** START OF Data segment **

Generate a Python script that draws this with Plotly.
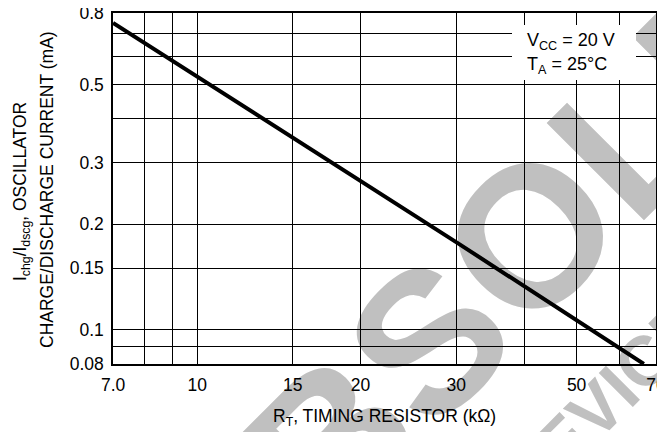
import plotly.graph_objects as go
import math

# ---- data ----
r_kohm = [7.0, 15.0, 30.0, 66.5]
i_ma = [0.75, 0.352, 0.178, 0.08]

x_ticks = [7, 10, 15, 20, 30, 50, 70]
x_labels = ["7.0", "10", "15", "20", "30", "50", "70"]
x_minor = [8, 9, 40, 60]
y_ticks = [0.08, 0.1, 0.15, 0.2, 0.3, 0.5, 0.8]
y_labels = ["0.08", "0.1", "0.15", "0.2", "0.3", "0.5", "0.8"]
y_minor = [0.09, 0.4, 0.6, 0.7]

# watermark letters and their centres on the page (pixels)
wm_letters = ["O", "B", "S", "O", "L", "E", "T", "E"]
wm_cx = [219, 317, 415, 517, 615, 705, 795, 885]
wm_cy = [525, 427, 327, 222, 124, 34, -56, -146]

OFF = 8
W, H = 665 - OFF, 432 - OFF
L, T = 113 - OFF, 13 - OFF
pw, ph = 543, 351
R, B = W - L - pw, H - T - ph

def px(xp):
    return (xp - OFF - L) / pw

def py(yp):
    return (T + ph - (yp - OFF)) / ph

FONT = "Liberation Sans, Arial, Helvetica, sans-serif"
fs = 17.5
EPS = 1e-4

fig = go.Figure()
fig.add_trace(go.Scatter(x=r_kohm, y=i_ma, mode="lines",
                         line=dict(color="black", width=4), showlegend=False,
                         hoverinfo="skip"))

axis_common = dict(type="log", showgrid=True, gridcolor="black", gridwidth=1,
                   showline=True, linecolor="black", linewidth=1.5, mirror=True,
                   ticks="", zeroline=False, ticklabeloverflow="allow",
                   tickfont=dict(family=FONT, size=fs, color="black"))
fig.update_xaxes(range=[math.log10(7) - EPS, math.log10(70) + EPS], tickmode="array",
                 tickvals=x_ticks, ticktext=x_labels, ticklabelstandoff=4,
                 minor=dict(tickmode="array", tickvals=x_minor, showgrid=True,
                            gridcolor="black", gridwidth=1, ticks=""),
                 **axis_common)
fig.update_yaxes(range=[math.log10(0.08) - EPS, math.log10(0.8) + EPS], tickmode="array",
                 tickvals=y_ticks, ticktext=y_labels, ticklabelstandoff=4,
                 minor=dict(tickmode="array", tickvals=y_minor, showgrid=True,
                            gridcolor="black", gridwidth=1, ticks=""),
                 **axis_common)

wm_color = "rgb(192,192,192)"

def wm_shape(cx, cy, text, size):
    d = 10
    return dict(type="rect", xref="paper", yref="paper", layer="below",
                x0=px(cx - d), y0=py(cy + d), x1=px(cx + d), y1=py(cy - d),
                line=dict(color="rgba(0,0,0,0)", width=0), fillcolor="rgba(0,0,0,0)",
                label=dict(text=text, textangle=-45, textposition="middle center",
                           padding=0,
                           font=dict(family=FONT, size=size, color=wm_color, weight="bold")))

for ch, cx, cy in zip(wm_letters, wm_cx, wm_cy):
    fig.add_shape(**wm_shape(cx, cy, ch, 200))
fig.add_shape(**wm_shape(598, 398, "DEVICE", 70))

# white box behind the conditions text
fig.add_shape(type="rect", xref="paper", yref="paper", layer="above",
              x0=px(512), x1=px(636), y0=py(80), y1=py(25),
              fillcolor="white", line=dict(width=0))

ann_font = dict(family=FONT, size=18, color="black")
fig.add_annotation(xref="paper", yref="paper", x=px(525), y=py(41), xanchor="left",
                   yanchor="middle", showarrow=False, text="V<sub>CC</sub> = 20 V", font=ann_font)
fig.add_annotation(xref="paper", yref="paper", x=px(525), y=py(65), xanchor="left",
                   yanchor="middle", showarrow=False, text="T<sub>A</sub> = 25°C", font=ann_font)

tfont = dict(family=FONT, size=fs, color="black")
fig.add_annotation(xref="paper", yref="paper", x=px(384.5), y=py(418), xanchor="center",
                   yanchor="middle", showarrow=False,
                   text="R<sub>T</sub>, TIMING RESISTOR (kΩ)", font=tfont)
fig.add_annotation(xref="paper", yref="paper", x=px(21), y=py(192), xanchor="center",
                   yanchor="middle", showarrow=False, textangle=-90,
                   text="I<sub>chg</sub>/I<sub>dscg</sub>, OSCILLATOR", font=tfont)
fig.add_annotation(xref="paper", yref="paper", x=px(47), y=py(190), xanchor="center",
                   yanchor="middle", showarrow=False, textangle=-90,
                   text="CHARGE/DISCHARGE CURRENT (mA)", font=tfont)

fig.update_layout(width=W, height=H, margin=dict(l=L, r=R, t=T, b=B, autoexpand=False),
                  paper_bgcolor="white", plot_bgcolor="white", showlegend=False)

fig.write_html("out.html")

** END OF Data segment **

Your objective: Write down every line from the opening of the listing to the line with "wm_cy = [525, 427, 327, 222, 124, 34, -56, -146]", both included, and nothing else; the pictures are omitted.

Full response:
Generate a Python script that draws this with Plotly.
import plotly.graph_objects as go
import math

# ---- data ----
r_kohm = [7.0, 15.0, 30.0, 66.5]
i_ma = [0.75, 0.352, 0.178, 0.08]

x_ticks = [7, 10, 15, 20, 30, 50, 70]
x_labels = ["7.0", "10", "15", "20", "30", "50", "70"]
x_minor = [8, 9, 40, 60]
y_ticks = [0.08, 0.1, 0.15, 0.2, 0.3, 0.5, 0.8]
y_labels = ["0.08", "0.1", "0.15", "0.2", "0.3", "0.5", "0.8"]
y_minor = [0.09, 0.4, 0.6, 0.7]

# watermark letters and their centres on the page (pixels)
wm_letters = ["O", "B", "S", "O", "L", "E", "T", "E"]
wm_cx = [219, 317, 415, 517, 615, 705, 795, 885]
wm_cy = [525, 427, 327, 222, 124, 34, -56, -146]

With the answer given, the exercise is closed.